Entries from a dataset
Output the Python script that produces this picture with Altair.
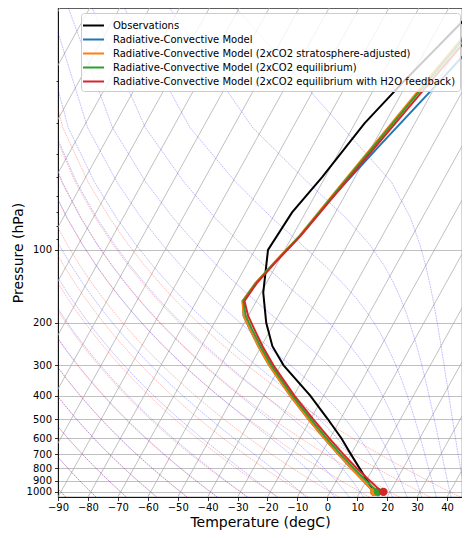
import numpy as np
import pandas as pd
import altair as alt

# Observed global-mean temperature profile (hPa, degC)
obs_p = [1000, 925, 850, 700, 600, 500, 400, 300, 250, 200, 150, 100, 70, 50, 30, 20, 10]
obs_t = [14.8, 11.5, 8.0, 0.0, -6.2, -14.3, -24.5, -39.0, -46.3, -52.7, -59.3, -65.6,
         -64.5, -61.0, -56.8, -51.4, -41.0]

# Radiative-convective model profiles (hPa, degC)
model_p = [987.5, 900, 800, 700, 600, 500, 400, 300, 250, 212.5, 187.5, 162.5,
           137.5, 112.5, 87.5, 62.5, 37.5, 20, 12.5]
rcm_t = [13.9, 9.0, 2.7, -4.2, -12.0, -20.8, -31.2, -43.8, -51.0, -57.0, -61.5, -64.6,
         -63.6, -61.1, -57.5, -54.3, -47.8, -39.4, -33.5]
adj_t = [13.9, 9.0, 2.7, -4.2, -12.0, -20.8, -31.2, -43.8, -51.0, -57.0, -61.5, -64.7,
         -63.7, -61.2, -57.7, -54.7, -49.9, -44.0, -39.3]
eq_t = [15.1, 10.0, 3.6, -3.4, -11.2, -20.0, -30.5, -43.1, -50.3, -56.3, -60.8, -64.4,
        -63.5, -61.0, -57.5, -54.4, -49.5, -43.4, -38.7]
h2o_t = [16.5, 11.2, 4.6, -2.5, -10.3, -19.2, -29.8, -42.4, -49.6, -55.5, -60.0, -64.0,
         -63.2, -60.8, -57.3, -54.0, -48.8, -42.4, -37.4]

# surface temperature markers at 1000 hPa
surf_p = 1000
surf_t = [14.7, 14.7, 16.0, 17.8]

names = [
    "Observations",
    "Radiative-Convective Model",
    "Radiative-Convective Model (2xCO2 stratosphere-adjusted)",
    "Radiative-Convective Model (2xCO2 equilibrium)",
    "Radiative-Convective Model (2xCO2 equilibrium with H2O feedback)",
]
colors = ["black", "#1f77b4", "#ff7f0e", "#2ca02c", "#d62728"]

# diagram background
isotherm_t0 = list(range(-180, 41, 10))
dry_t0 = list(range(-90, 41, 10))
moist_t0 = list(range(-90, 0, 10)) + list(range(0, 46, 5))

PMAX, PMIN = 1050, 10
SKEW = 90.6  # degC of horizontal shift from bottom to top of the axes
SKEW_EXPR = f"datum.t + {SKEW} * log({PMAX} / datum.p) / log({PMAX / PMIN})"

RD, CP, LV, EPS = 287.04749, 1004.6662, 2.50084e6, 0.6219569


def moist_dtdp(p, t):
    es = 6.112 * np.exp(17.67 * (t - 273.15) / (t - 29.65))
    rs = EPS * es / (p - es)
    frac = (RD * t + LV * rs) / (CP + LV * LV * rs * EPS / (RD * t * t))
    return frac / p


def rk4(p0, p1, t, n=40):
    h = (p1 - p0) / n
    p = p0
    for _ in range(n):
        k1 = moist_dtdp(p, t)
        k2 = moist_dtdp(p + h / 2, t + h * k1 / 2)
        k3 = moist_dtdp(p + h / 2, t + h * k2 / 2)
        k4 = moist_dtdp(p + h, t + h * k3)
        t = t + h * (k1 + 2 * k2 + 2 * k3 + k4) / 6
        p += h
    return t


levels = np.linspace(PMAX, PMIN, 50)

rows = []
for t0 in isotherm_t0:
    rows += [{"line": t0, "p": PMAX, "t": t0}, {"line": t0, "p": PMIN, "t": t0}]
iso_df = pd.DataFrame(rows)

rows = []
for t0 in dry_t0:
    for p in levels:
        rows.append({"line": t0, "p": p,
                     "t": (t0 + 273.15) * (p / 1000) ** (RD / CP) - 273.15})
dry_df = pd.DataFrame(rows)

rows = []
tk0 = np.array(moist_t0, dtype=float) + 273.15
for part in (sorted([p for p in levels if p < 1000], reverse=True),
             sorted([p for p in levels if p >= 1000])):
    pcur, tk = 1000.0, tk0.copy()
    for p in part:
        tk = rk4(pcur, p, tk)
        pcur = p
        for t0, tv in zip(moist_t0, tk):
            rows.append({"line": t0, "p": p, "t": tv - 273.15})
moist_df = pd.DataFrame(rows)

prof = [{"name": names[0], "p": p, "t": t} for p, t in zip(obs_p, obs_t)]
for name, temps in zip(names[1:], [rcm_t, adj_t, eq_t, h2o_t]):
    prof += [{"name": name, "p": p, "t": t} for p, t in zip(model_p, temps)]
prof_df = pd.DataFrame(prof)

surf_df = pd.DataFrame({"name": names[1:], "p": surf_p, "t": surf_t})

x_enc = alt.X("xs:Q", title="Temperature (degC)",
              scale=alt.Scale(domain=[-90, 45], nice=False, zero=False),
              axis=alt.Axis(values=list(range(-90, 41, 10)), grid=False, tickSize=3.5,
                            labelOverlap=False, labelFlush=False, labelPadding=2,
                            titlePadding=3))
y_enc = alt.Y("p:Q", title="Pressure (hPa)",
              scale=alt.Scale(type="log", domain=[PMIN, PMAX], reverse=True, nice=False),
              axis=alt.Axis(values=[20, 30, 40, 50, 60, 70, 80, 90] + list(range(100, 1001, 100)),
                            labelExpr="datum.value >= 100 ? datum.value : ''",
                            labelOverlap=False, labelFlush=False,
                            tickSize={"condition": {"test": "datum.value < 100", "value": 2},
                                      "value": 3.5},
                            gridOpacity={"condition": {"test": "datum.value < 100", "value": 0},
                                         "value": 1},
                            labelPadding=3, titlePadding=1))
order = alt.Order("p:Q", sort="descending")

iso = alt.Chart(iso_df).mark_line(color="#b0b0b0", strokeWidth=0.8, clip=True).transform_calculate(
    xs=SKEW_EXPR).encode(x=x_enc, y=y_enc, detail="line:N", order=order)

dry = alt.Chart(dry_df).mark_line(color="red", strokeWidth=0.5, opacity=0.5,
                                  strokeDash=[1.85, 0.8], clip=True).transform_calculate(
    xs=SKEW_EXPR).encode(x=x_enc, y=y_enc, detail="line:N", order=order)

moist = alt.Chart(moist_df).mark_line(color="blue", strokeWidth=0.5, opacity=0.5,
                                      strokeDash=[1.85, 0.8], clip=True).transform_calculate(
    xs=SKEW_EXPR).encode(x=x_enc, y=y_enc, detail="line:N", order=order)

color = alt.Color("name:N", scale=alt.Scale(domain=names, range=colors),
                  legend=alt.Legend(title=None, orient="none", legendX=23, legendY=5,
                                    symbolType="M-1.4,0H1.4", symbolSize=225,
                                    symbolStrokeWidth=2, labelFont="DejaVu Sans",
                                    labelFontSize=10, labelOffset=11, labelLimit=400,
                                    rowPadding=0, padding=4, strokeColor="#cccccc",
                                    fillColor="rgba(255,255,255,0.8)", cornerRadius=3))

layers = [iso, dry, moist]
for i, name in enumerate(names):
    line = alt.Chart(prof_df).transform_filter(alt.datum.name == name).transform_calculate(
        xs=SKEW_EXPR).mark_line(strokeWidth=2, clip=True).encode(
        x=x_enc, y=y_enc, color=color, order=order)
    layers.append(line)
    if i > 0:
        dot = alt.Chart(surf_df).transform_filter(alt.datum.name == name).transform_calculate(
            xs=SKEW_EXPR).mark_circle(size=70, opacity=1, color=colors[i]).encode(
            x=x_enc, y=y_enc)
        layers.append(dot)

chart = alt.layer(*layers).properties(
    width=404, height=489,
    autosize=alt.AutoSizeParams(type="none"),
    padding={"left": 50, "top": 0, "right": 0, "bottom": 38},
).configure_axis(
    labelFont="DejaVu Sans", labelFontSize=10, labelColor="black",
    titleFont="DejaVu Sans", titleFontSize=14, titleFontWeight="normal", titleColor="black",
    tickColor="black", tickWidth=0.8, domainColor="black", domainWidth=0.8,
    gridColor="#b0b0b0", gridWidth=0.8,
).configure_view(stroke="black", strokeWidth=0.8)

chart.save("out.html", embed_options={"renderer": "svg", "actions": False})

---

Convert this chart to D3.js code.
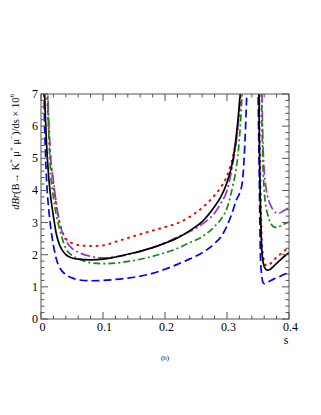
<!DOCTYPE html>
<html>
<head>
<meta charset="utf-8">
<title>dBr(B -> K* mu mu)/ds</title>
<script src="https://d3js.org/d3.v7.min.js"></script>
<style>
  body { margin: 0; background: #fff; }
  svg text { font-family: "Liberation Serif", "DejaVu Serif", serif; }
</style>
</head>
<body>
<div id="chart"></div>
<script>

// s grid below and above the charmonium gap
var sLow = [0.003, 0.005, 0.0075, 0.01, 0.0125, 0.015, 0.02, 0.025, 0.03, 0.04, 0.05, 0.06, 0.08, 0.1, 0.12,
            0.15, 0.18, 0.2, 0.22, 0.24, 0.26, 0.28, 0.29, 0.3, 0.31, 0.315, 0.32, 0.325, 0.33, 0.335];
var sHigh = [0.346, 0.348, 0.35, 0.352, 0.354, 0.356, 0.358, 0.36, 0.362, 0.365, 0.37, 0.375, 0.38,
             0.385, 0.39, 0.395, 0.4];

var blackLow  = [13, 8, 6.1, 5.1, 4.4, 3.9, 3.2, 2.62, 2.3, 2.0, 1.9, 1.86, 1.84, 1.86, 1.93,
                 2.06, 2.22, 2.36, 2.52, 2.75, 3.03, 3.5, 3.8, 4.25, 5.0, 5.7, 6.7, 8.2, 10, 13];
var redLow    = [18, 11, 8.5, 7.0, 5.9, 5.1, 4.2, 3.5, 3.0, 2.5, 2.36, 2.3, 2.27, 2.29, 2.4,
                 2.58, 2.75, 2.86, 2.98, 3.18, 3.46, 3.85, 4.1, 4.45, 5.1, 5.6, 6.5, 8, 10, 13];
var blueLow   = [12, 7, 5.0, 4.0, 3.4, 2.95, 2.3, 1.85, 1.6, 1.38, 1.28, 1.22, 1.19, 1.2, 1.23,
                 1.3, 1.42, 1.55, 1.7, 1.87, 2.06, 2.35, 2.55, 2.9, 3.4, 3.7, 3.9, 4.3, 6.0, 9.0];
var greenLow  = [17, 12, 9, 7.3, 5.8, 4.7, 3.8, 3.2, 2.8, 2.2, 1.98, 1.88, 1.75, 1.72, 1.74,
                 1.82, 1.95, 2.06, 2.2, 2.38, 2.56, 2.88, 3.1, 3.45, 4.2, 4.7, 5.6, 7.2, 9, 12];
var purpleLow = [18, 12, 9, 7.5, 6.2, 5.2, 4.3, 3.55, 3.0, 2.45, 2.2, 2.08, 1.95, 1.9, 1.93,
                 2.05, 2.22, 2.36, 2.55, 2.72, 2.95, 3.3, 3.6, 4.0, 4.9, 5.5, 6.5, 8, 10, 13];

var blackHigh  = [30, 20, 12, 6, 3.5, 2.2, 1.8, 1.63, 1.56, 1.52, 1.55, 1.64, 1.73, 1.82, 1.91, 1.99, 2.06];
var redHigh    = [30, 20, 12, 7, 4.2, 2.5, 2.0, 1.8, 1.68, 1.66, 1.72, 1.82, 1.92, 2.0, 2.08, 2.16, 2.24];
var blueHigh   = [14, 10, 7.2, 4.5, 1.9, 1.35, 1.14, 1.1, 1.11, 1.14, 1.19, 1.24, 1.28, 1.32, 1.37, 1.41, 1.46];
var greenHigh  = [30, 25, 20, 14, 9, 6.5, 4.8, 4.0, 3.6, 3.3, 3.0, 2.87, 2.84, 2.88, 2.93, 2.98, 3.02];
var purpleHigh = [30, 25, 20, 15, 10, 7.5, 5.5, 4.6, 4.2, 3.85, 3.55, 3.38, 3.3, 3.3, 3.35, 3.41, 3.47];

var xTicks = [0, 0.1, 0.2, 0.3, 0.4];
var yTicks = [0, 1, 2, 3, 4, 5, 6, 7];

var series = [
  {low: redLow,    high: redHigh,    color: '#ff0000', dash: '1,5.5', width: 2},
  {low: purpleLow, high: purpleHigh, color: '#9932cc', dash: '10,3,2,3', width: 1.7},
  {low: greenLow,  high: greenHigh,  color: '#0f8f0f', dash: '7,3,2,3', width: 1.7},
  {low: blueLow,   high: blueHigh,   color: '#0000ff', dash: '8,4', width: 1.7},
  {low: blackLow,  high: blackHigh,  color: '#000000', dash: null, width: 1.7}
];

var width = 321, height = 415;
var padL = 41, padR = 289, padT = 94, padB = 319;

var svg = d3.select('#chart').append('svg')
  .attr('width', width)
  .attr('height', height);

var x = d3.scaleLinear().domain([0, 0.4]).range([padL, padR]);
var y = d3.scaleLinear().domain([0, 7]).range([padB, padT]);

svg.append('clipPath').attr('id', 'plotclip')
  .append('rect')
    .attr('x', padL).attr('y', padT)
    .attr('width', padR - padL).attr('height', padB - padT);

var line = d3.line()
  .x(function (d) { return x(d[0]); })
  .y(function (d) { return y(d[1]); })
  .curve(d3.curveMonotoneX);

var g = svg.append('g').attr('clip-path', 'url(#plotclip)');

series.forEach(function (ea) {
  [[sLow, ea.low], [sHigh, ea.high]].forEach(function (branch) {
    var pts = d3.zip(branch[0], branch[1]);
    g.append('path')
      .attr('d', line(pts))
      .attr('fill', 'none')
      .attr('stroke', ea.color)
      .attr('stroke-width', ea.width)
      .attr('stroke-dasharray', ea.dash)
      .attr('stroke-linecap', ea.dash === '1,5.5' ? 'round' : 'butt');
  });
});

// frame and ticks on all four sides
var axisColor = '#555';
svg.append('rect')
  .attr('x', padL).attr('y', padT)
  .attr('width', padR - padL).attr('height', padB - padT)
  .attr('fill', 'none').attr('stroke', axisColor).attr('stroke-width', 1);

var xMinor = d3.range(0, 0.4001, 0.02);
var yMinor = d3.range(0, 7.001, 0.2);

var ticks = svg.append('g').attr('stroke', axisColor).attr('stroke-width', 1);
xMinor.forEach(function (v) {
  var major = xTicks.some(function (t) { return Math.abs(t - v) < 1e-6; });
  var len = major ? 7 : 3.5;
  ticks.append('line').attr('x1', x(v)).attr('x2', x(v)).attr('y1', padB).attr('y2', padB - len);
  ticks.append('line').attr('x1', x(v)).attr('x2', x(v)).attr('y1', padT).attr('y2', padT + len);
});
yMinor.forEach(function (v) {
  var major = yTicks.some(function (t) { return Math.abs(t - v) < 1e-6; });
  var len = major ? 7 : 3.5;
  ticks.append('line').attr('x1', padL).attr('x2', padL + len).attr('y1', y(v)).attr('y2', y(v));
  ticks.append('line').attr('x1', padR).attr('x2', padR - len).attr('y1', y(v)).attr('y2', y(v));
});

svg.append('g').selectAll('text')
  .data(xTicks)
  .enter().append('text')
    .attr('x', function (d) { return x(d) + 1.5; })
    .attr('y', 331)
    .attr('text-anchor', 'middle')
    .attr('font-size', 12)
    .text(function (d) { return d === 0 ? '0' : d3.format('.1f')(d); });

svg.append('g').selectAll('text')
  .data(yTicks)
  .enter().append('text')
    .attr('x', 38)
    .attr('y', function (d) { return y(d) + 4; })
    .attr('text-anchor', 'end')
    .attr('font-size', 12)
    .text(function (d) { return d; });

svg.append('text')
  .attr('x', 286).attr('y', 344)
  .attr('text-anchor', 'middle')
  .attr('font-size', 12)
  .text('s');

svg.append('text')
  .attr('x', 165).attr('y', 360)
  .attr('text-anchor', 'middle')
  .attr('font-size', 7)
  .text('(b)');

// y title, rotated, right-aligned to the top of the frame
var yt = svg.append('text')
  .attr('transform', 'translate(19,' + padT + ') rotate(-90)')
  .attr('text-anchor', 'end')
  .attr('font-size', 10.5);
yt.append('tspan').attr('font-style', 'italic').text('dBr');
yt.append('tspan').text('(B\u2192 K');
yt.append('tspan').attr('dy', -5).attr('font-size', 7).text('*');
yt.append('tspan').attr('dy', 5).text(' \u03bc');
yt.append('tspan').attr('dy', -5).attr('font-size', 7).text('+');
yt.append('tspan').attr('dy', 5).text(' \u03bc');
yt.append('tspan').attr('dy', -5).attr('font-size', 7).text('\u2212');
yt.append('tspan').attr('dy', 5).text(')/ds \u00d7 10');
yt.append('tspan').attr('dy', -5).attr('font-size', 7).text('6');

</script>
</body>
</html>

==

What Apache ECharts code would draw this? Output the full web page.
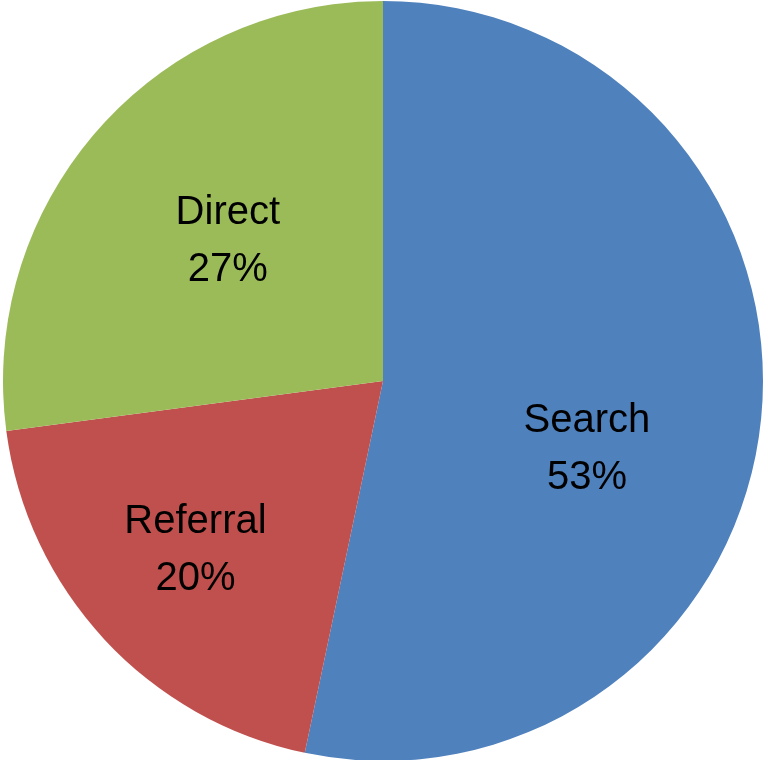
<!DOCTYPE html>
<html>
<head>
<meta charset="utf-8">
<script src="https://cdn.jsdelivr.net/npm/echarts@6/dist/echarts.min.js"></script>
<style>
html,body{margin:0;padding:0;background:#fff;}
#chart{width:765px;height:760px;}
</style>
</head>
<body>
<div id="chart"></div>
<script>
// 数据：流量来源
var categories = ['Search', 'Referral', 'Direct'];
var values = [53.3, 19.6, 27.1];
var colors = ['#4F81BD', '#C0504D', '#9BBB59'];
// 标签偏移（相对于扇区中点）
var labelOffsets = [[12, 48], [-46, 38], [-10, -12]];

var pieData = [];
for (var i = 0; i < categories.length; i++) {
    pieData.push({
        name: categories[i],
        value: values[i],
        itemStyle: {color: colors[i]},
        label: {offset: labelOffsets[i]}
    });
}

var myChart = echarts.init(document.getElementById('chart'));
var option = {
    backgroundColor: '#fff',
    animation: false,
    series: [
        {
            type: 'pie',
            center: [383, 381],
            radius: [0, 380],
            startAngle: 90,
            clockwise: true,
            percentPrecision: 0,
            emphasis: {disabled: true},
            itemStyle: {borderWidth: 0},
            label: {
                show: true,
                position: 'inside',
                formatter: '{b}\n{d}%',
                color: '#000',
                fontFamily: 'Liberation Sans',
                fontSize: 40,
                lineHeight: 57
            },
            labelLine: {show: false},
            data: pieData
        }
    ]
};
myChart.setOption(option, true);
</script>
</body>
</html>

Exercise goal | Look through the entries and return every line where "this" appears.

Response to the exercise |
Output the Python script that produces this picture with Altair.
Convert this chart to D3.js code.
What Apache ECharts code would draw this? Output the full web page.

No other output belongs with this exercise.